20 mars 2025 #TCHAD #Guinée équatoriale : Les dessous de l’accord de transit entre N’Djamena et Malabo.
Agacées par les délais et les tracasseries qui frappent leurs importateurs nationaux au port de Douala, les autorités tchadiennes se tournent vers le port de Bata, en Guinée équatoriale. S’il s’agit avant tout de mettre Yaoundé sous pression, Malabo espère à terme en tirer avantage.
Depuis début mars, le marché tchadien du ciment connaît une pénurie telle que le prix d’un sac a augmenté de plus de 50 %, relançant le débat sur le transit des marchandises via le Cameroun. Le ministre du commerce, Mathieu Guibolo Fanga, a mis les problèmes d’approvisionnement sur le compte de l’opérateur ferroviaire de son voisin Cameroon Railways (Camrail). Ces dernières années, l’exacerbation des conflits en Libye et au Soudan et les tensions entre le Niger et le Bénin ont rendu N’Djamena plus dépendant que jamais de son corridor méridional pour s’approvisionner (AI du 25/08/23).
Afin de desserrer l’étau camerounais, la ministre tchadienne des transports, Fatimé Goukouni Oueddei, a signé le 13 décembre 2024 avec son homologue équato-guinéen, Honorato Evita Oma, une convention relative au transit des marchandises, dont les clauses sont restées secrètes. Consulté par Africa Intelligence, l’accord, valable pour une durée de cinq ans, stipule que les marchandises tchadiennes transitant via les ports en eau profonde de Bata et le poste-frontière terrestre d’Ebibeyin seront « franchisées de droits de douane et de tous autres droits ou taxes éligibles à l’importation ou à l’exportation, y compris les droits d’accises liés au transit ». En échange, le Tchad s’engage à encourager ses importateurs à passer par le territoire équato-guinéen.

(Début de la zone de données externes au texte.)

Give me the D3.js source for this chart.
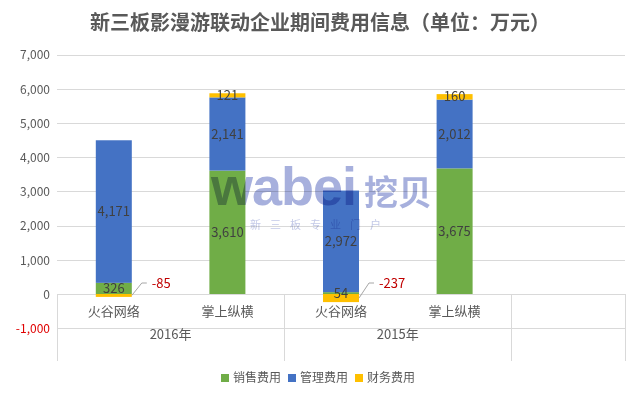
<!DOCTYPE html>
<html>
<head>
<meta charset="utf-8">
<script src="https://cdn.jsdelivr.net/npm/d3@7"></script>
<style>
  html, body { margin: 0; padding: 0; background: #fff; }
  svg { display: block; font-family: "Microsoft YaHei", "Noto Sans CJK SC", "Noto Sans", sans-serif; }
</style>
</head>
<body>
<svg id="chart" width="640" height="399"></svg>
<script>
// ---- data ----
const companies = ["火谷网络", "掌上纵横", "火谷网络", "掌上纵横", ""];
const years = ["2016年", "2015年"];
const seriesNames = ["销售费用", "管理费用", "财务费用"];
const sales = [326, 3610, 54, 3675];
const mgmt = [4171, 2141, 2972, 2012];
const fin = [-85, 121, -237, 160];
const yTicks = [-1000, 0, 1000, 2000, 3000, 4000, 5000, 6000, 7000];
const colors = ["#70AD47", "#4472C4", "#FFC000"];
const titleText = "新三板影漫游联动企业期间费用信息（单位：万元）";

// ---- layout ----
const left = 57, right = 625;
const y0px = 294, yTopPx = 54.7;

const locale = d3.formatLocale({ decimal: ".", thousands: ",", grouping: [3], currency: ["", ""], minus: "-" });
const fmt = locale.format(",d");

const svg = d3.select("#chart");

const rows = sales.map((s, i) => ({ i, s0: s, s1: mgmt[i], s2: fin[i] }));
const keys = ["s0", "s1", "s2"];
const stacked = d3.stack().keys(keys).offset(d3.stackOffsetDiverging)(rows);

const x = d3.scaleBand().domain(d3.range(companies.length)).range([left, right]).padding(0);
const y = d3.scaleLinear().domain([0, 7000]).range([y0px, yTopPx]);
const barW = 36;

// gridlines
const grid = svg.append("g");
yTicks.forEach(t => {
  grid.append("line")
    .attr("x1", left).attr("x2", right)
    .attr("y1", Math.round(y(t)) + 0.5).attr("y2", Math.round(y(t)) + 0.5)
    .attr("stroke", "#D9D9D9").attr("stroke-width", 1);
});

// category axis box lines
const axisG = svg.append("g").attr("stroke", "#D9D9D9").attr("stroke-width", 1);
const bottom = 361;
[0, 2, 4].forEach(k => {
  const xx = Math.round(x(k)) + 0.5;
  axisG.append("line").attr("x1", xx).attr("x2", xx).attr("y1", y0px).attr("y2", bottom);
});
axisG.append("line").attr("x1", Math.round(right) + 0.5).attr("x2", Math.round(right) + 0.5).attr("y1", y0px).attr("y2", bottom);

// y axis labels
const yAxis = d3.axisLeft(y).tickValues(yTicks).tickSize(0).tickPadding(0).tickFormat(fmt);
const yg = svg.append("g").attr("transform", `translate(${left - 7},0)`).call(yAxis);
yg.select(".domain").remove();
yg.selectAll("text")
  .attr("font-size", 12)
  .attr("font-family", "\"Microsoft YaHei\", \"Noto Sans CJK SC\", sans-serif")
  .attr("fill", d => d < 0 ? "#E00000" : "#595959")
  .attr("dy", "0.35em");

// bars
stacked.forEach((layer, li) => {
  svg.append("g").selectAll("rect").data(layer).join("rect")
    .attr("x", d => x(d.data.i) + (x.bandwidth() - barW) / 2)
    .attr("width", barW)
    .attr("y", d => y(Math.max(d[0], d[1])))
    .attr("height", d => Math.abs(y(d[0]) - y(d[1])))
    .attr("fill", colors[li]);
});

// watermark
const wm = svg.append("g").attr("fill", "#A7B0DD").style("mix-blend-mode", "multiply");
wm.append("text").attr("x", 211).attr("y", 205)
  .attr("font-size", 54).attr("font-weight", "bold")
  .attr("font-family", "Arial, \"Liberation Sans\", sans-serif")
  .attr("letter-spacing", -1)
  .text("wabei");
wm.append("text").attr("x", 364).attr("y", 205)
  .attr("font-size", 34).attr("font-weight", "bold")
  .text("挖贝");
wm.append("text").attr("x", 250).attr("y", 229)
  .attr("font-size", 11).attr("letter-spacing", 9)
  .attr("fill", "#C3C9E8")
  .text("新三板专业门户");

// data labels
const labG = svg.append("g").attr("font-size", 13).attr("text-anchor", "middle");
stacked.forEach((layer, li) => {
  layer.forEach(d => {
    const v = d.data[keys[li]];
    const cx = x(d.data.i) + x.bandwidth() / 2;
    const cy = (y(d[0]) + y(d[1])) / 2;
    if (v >= 0) {
      labG.append("text").attr("x", cx).attr("y", cy).attr("dy", "0.35em")
        .attr("fill", "#404040").text(fmt(v));
    } else {
      const x1 = x(d.data.i) + (x.bandwidth() + barW) / 2;
      const ly = y(0) - 11;
      labG.append("path")
        .attr("d", `M${x1},${cy} L${x1 + 10},${ly} L${x1 + 15},${ly}`)
        .attr("fill", "none").attr("stroke", "#A6A6A6").attr("stroke-width", 1);
      labG.append("text").attr("x", x1 + 20).attr("y", ly).attr("dy", "0.35em")
        .attr("text-anchor", "start")
        .attr("fill", "#C00000").text(fmt(v));
    }
  });
});

// category labels
const catG = svg.append("g").attr("font-size", 13).attr("fill", "#595959").attr("text-anchor", "middle");
companies.forEach((c, i) => {
  catG.append("text").attr("x", x(i) + x.bandwidth() / 2).attr("y", 311).attr("dy", "0.35em").text(c);
});
years.forEach((yr, k) => {
  catG.append("text").attr("x", x(k * 2) + x.bandwidth()).attr("y", 334).attr("dy", "0.35em").text(yr);
});

// title
svg.append("text").attr("x", 320).attr("y", 23).attr("text-anchor", "middle")
  .attr("dy", "0.35em")
  .attr("font-size", 20).attr("font-weight", "bold").attr("fill", "#595959")
  .text(titleText);

// legend
const legend = svg.append("g").attr("font-size", 12).attr("fill", "#595959");
const legX = [221, 288, 355];
seriesNames.forEach((n, i) => {
  legend.append("rect").attr("x", legX[i]).attr("y", 374).attr("width", 8).attr("height", 8).attr("fill", colors[i]);
  legend.append("text").attr("x", legX[i] + 12).attr("y", 378).attr("dy", "0.35em").text(n);
});
</script>
</body>
</html>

Pour le transport terrestre, les deux pays se sont mis d’accord sur une clé de répartition : 70 % des marchandises seront prises en charge par des transporteurs tchadiens et 30 % par leurs homologues équato-guinéens. Enfin, Malabo s’est engagé à mettre à disposition, à 20 km du port de Bata, un terrain de 30 hectares pour y construire, à terme, une zone franche.
Coup de bluff
Avec cette convention, Malabo vise une augmentation du trafic dans le port de Bata, sous-exploité, ainsi que le développement de son hinterland. Pour N’Djamena, il s’agit avant tout d’un coup de bluff à destination du Cameroun. Le Tchad n’entend pas abandonner la voie doualaise, moins éloignée et plus développée que le débouché équato-guinéen. D’autant que le passage par Bata et Ebibeyin impliquerait un transit par le Cameroun ou la Centrafrique. N’Djamena cherche cependant à inciter les autorités camerounaises à lutter contre les tracasseries et autres points de contrôle illégaux des forces de police, principalement concentrées sur les environ de Douala.
Les importateurs tchadiens souffrent par ailleurs des contre-performances du Port autonome de Douala (PAD), où le temps de formalité augmente, ce qui participe à un fort renchérissement des prix à l’importation. Un conteneur reste bloqué en moyenne vingt-et-un jours, alors que la franchise n’est appliquée que pour les onze premiers jours. Les corridors à destination du nord du Cameroun n’étant pas assez développés autour de Kribi (AI du 17/03/25), ce deuxième port camerounais ne constitue pas encore une alternative intéressante.
Enfin, la géolocalisation des marchandises transitant par le Cameroun est à la charge des douanes tchadiennes, qui répercutent le coût du service sur les importateurs. Le Tchad porte toutefois sa part de responsabilité. En 2019, le Cameroun avait mis à disposition de N’Djamena deux terrains, à Douala et à Kribi, afin de créer leur propre service de fret. Les autorités tchadiennes ne les ont cependant jamais développés.